Het mag geen verrassing heten dat de Finse regisseur andermaal
filmt vanuit een sociaal – realistisch oogpunt. Kaurismäki’s
protagonisten krijgen het vaak zwaar te verduren in een wereld
waarin onverschilligheid welig tiert. Een beduidend verschil met
zijn voorgaande films is echter dat zijn recentste langspeler zich
afspeelt in het zonnige Frankrijk en niet in één of andere
troosteloze stad in Finland (nog steeds één van de landen met de
hoogste zelfmoordcijfers van Europa). Toch blijkt ook de kleine
havenstad Le Havre enkele niet zo fraaie facetten van La Douce
France te herbergen: een desolaat industriegebied, armtierige
arbeiderswoningen en vooral enkele grimmige vluchtelingenkampen.
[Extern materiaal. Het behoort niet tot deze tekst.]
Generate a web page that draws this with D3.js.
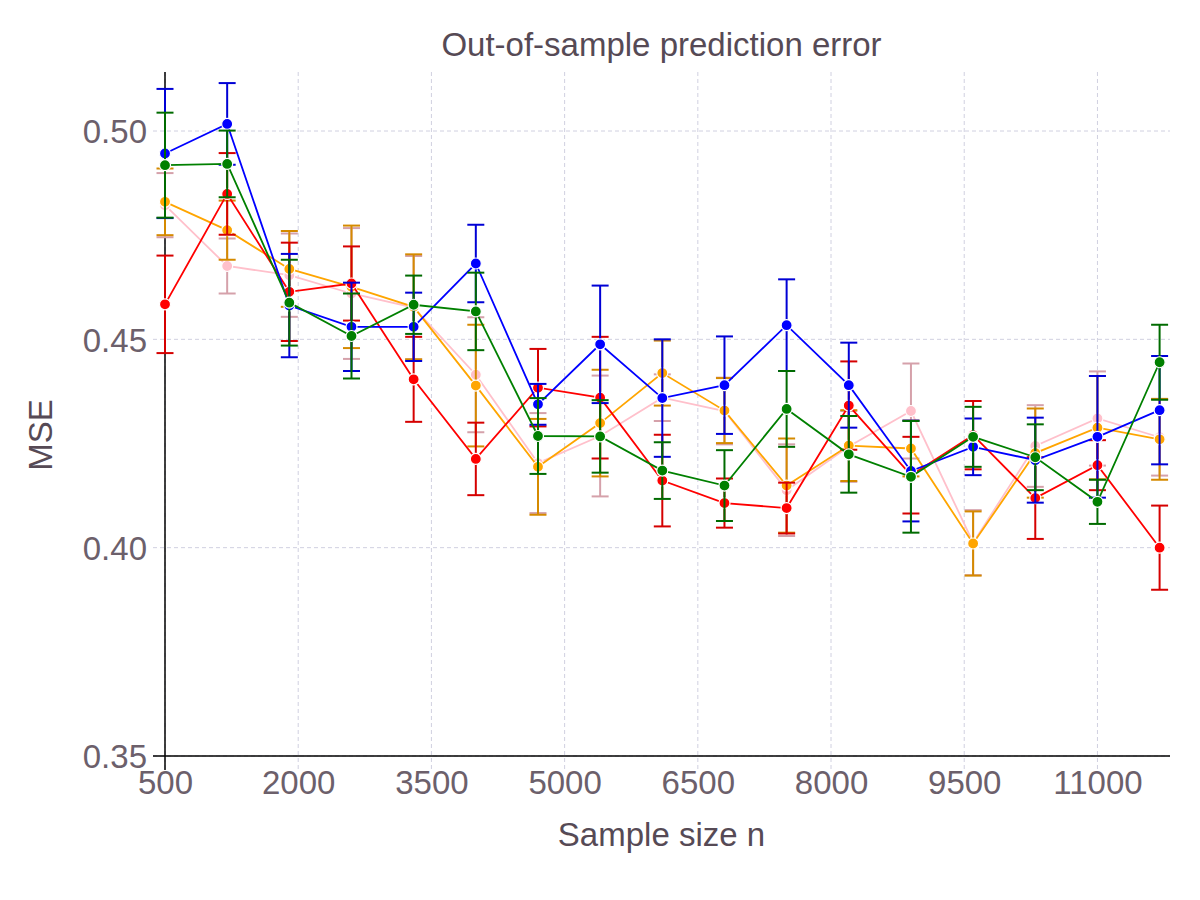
<!DOCTYPE html>
<html>
<head>
<meta charset="utf-8">
<script src="https://cdn.jsdelivr.net/npm/d3@7"></script>
<style>
  body { margin: 0; background: #fff; }
  svg text { font-family: "Liberation Sans", Arial, Helvetica, sans-serif; }
</style>
</head>
<body>
<div class="visiHolder"></div>
<script>
const sampleSizes = [500, 1200, 1900, 2600, 3300, 4000, 4700, 5400, 6100, 6800, 7500, 8200, 8900, 9600, 10300, 11000, 11700];

const redMse = [0.4584, 0.4849, 0.4614, 0.4634, 0.4404, 0.4213, 0.4384, 0.4360, 0.4161, 0.4107, 0.4095, 0.4341, 0.4174, 0.4270, 0.4119, 0.4198, 0.4000];
const redErr = [0.0117, 0.0098, 0.0118, 0.0089, 0.0102, 0.0087, 0.0093, 0.0146, 0.0110, 0.0059, 0.0061, 0.0106, 0.0092, 0.0082, 0.0098, 0.0060, 0.0101];

const pinkMse = [0.4822, 0.4676, 0.4654, 0.4610, 0.4576, 0.4415, 0.4203, 0.4268, 0.4360, 0.4328, 0.4138, 0.4243, 0.4328, 0.4012, 0.4244, 0.4310, 0.4265];
const pinkErr = [0.0077, 0.0066, 0.0100, 0.0157, 0.0124, 0.0138, 0.0120, 0.0145, 0.0056, 0.0080, 0.0110, 0.0085, 0.0114, 0.0078, 0.0098, 0.0113, 0.0092];

const orangeMse = [0.4830, 0.4762, 0.4669, 0.4626, 0.4578, 0.4389, 0.4194, 0.4299, 0.4419, 0.4329, 0.4149, 0.4245, 0.4238, 0.4010, 0.4227, 0.4288, 0.4260];
const orangeErr = [0.0080, 0.0071, 0.0091, 0.0147, 0.0126, 0.0146, 0.0115, 0.0128, 0.0078, 0.0078, 0.0113, 0.0085, 0.0067, 0.0077, 0.0107, 0.0124, 0.0097];

const blueMse = [0.4946, 0.5017, 0.4581, 0.4530, 0.4530, 0.4682, 0.4344, 0.4488, 0.4359, 0.4390, 0.4534, 0.4390, 0.4184, 0.4242, 0.4210, 0.4266, 0.4330];
const blueErr = [0.0155, 0.0098, 0.0124, 0.0106, 0.0082, 0.0093, 0.0049, 0.0141, 0.0141, 0.0117, 0.0110, 0.0102, 0.0121, 0.0068, 0.0102, 0.0146, 0.0130];

const greenMse = [0.4918, 0.4921, 0.4588, 0.4508, 0.4583, 0.4567, 0.4268, 0.4267, 0.4185, 0.4149, 0.4333, 0.4224, 0.4170, 0.4266, 0.4217, 0.4110, 0.4445];
const greenErr = [0.0126, 0.0080, 0.0103, 0.0102, 0.0070, 0.0093, 0.0091, 0.0087, 0.0068, 0.0085, 0.0091, 0.0092, 0.0134, 0.0072, 0.0079, 0.0053, 0.0090];

const xTicks = [500, 2000, 3500, 5000, 6500, 8000, 9500, 11000];
const yTicks = [0.35, 0.40, 0.45, 0.50];

// drawing order: later ones end up on top
const series = [
  { color: "pink", mse: pinkMse, err: pinkErr },
  { color: "orange", mse: orangeMse, err: orangeErr },
  { color: "red", mse: redMse, err: redErr },
  { color: "blue", mse: blueMse, err: blueErr },
  { color: "green", mse: greenMse, err: greenErr },
];

const width = 1200;
const height = 900;
const panel = { left: 153, right: 1170, top: 72, bottom: 770 };
const textDark = "#564a55";
const textTick = "#6c606b";

const svg = d3
  .select(".visiHolder")
  .append("svg")
  .attr("width", width)
  .attr("height", height);

const xScale = d3.scaleLinear().domain([500, 11700]).range([165, 1159.6]);
const yScale = d3.scaleLinear().domain([0.35, 0.5]).range([756, 131]);

// grid
const grid = svg.append("g").attr("class", "grid");
grid
  .selectAll("line.vgrid")
  .data(xTicks)
  .enter()
  .append("line")
  .attr("x1", (d) => xScale(d))
  .attr("x2", (d) => xScale(d))
  .attr("y1", panel.top)
  .attr("y2", panel.bottom)
  .attr("stroke", "#d0d0e0")
  .attr("stroke-width", 1)
  .attr("stroke-dasharray", "4,3");
grid
  .selectAll("line.hgrid")
  .data(yTicks)
  .enter()
  .append("line")
  .attr("x1", panel.left)
  .attr("x2", panel.right)
  .attr("y1", (d) => yScale(d))
  .attr("y2", (d) => yScale(d))
  .attr("stroke", "#d0d0e0")
  .attr("stroke-width", 1)
  .attr("stroke-dasharray", "4,3");

// axis lines
svg
  .append("line")
  .attr("x1", xScale(500))
  .attr("x2", xScale(500))
  .attr("y1", panel.top)
  .attr("y2", panel.bottom)
  .attr("stroke", "#000")
  .attr("stroke-width", 1.5);
svg
  .append("line")
  .attr("x1", panel.left)
  .attr("x2", panel.right)
  .attr("y1", yScale(0.35))
  .attr("y2", yScale(0.35))
  .attr("stroke", "#000")
  .attr("stroke-width", 1.5);

// tick labels through d3 axes
const xAxis = d3
  .axisBottom(xScale)
  .tickValues(xTicks)
  .tickFormat(d3.format("d"))
  .tickSize(0)
  .tickPadding(0);
const gx = svg
  .append("g")
  .attr("id", "x-axis")
  .attr("transform", `translate(0, 771)`)
  .call(xAxis);
gx.select(".domain").remove();
gx.selectAll("text")
  .attr("fill", textTick)
  .attr("dy", "0.71em")
  .style("font-size", "33px");

const yAxis = d3
  .axisLeft(yScale)
  .tickValues(yTicks)
  .tickFormat(d3.format(".2f"))
  .tickSize(0)
  .tickPadding(18);
const gy = svg
  .append("g")
  .attr("id", "y-axis")
  .attr("transform", `translate(165, 0)`)
  .call(yAxis);
gy.select(".domain").remove();
gy.selectAll("text")
  .attr("fill", textTick)
  .attr("dy", "0.36em")
  .style("font-size", "33px");

// series
const line = d3
  .line()
  .x((d) => xScale(d.n))
  .y((d) => yScale(d.v));
const capHalf = 8.5;

series.forEach((s) => {
  const pts = sampleSizes.map((n, i) => ({ n: n, v: s.mse[i], e: s.err[i] }));
  const barColor = d3.color(s.color).darker(0.5).formatHex();
  const g = svg.append("g");

  const bars = g.selectAll("g.bar").data(pts).enter().append("g");
  bars
    .append("line")
    .attr("x1", (d) => xScale(d.n))
    .attr("x2", (d) => xScale(d.n))
    .attr("y1", (d) => yScale(d.v - d.e))
    .attr("y2", (d) => yScale(d.v + d.e))
    .attr("stroke", barColor)
    .attr("stroke-width", 2);
  bars
    .append("line")
    .attr("x1", (d) => xScale(d.n) - capHalf)
    .attr("x2", (d) => xScale(d.n) + capHalf)
    .attr("y1", (d) => yScale(d.v + d.e))
    .attr("y2", (d) => yScale(d.v + d.e))
    .attr("stroke", barColor)
    .attr("stroke-width", 2);
  bars
    .append("line")
    .attr("x1", (d) => xScale(d.n) - capHalf)
    .attr("x2", (d) => xScale(d.n) + capHalf)
    .attr("y1", (d) => yScale(d.v - d.e))
    .attr("y2", (d) => yScale(d.v - d.e))
    .attr("stroke", barColor)
    .attr("stroke-width", 2);

  g.append("path")
    .datum(pts)
    .attr("d", line)
    .attr("fill", "none")
    .attr("stroke", s.color)
    .attr("stroke-width", 1.8);

  g.selectAll("circle")
    .data(pts)
    .enter()
    .append("circle")
    .attr("cx", (d) => xScale(d.n))
    .attr("cy", (d) => yScale(d.v))
    .attr("r", 5.5)
    .attr("fill", s.color)
    .attr("stroke", "#fff")
    .attr("stroke-width", 1.2);
});

// titles
svg
  .append("text")
  .attr("x", (panel.left + panel.right) / 2)
  .attr("y", 56)
  .attr("text-anchor", "middle")
  .attr("fill", textDark)
  .style("font-size", "33px")
  .text("Out-of-sample prediction error");

svg
  .append("text")
  .attr("x", (panel.left + panel.right) / 2)
  .attr("y", 846)
  .attr("text-anchor", "middle")
  .attr("fill", textDark)
  .style("font-size", "33px")
  .text("Sample size n");

svg
  .append("text")
  .attr("transform", `translate(52, 435) rotate(-90)`)
  .attr("text-anchor", "middle")
  .attr("fill", textDark)
  .style("font-size", "33px")
  .text("MSE");
</script>
</body>
</html>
Toch zou het geen Kaurismäki zijn als dit alles niet verzacht werd
door een flinke dosis onderkoelde humor, vrolijke, pastelkleurige
decors en buitengewoon innemende personages – een bakker, cafébaas
en kruidenier als in ‘Le Havre’ zijn we helaas nog niet
tegengekomen. Le Havre en zijn bewoners lijken teruggeworpen te
worden naar een hoopvolle tijd – afgaand op het decor en de kleding
een periode tussen de jaren 40 en de jaren 80 – waarin
solidariteit nog een solide gegeven is en sociaal verzet als een
burgerplicht wordt beschouwd. Daarenboven wordt de film deze keer
bevolkt met Fransen die in vergelijking met de gereserveerde Finnen
uit ‘Lights in the Dusk’ of ‘The Man Without a Past’ – om maar
enkele fraaie creaties te noemen – van een vrolijke savoir
vivre voorzien zijn. Maar dan nog… ook in ‘Le Havre’ kijken
de protagonisten af en toe met een melancholisch blik in de verte
als speurden ze de horizon af naar een betere toekomst. Vooral de
migranten uit de vluchtelingenkampen zijn behept met een
nihilistische blik waarin weinig hoop te bespeuren valt. En ook de
archiefbeelden van de ontruiming van een illegalenkamp in Calais
drukten ons met de neus op de feiten.
Enkel de eeuwig optimistische Marcel Marx – geliefd en
gerespecteerd door de mensen uit zijn wijk – lijkt nimmer uit zijn
lood te slaan en hanteert een bewonderenswaardige daadkracht. De
aristocratisch uitziende acteur André Wilms, die met Kaurismäki
reeds ‘La Vie de Bohème’ in 1992 draaide, geeft zijn personage een
charmante flair en biedt mooi weerwerk aan de flegmatische politie
– inspecteur Monet (gespeeld door de alomtegenwoordige Jean –
Pierre Darroussin). Ook Kaurismäki’s muze Kati Outinen is
vertederend als de zorgzame Arletty, de grote liefde van
Marcel.
Het verhaal van ‘Le Havre’ roept herinneringen op aan de film
‘Welcome’ van regisseur Philippe Lioret uit 2009, waarin een
zwemleraar uit Calais een Iraakse jongen helpt het kanaal over te
steken naar Engeland. Beide regisseurs slagen erin de weinig
subtiel opgeheven vingertjes achterwege te laten. Kaurismäki’s
fascinatie voor de arbeidersklasse krijgt in ‘Le Havre’ een
humanitair en politiek tintje met een fijnzinnig j’accuse
tegen het migrantenbeleid van Frankrijk. Bovendien presteert
Kaurismäki het om zichzelf tezelfdertijd niet al te serieus te
nemen én de film authentiek te laten overkomen. Een overdreven
melige verzoeningsscène tussen Little Bob – de Elvis van Frankrijk
zoals de regisseur hem liefhebbend noemt – en zijn vriendin is
bijvoorbeeld tegelijk hilarisch en ontroerend. Het optreden van
diezelfde Little Bob wordt trouwens uitgebreid in de film verwerkt,
een gewoonte die Kaurismäki zich in wel meerdere films eigen
maakt.
‘Le Havre’ laat de kijker kennismaken met een optimistische en
betrekkelijk lichtvoetige Aki Kaurismäki. De combinatie van een
poëtisch liefdesverhaal en een parabel over sociale
rechtvaardigheid heeft zowel een komisch als dramatisch effect. Net
zoals in ‘Le Temps des Cerises’, het amoureuze strijdlied van de
Parijse commune, dat aan het einde van de film wordt opgeroepen
door de kerselaar die in bloei staat, worden liefde en verzet aan
elkaar gekoppeld. ‘Le Havre’ is met andere woorden een
liefdesverhaal verpakt in een komisch drama dat enkele hete
hangijzers zeer subtiel aan de kaak stelt zonder uit te monden in
een moraliserend betoog. De bekoorlijkheid van de beelden en de
personages, de sussende humor en sociaal – kritische inslag maken
van ‘Le Havre’ een grootse Aki Kaurismäki -film.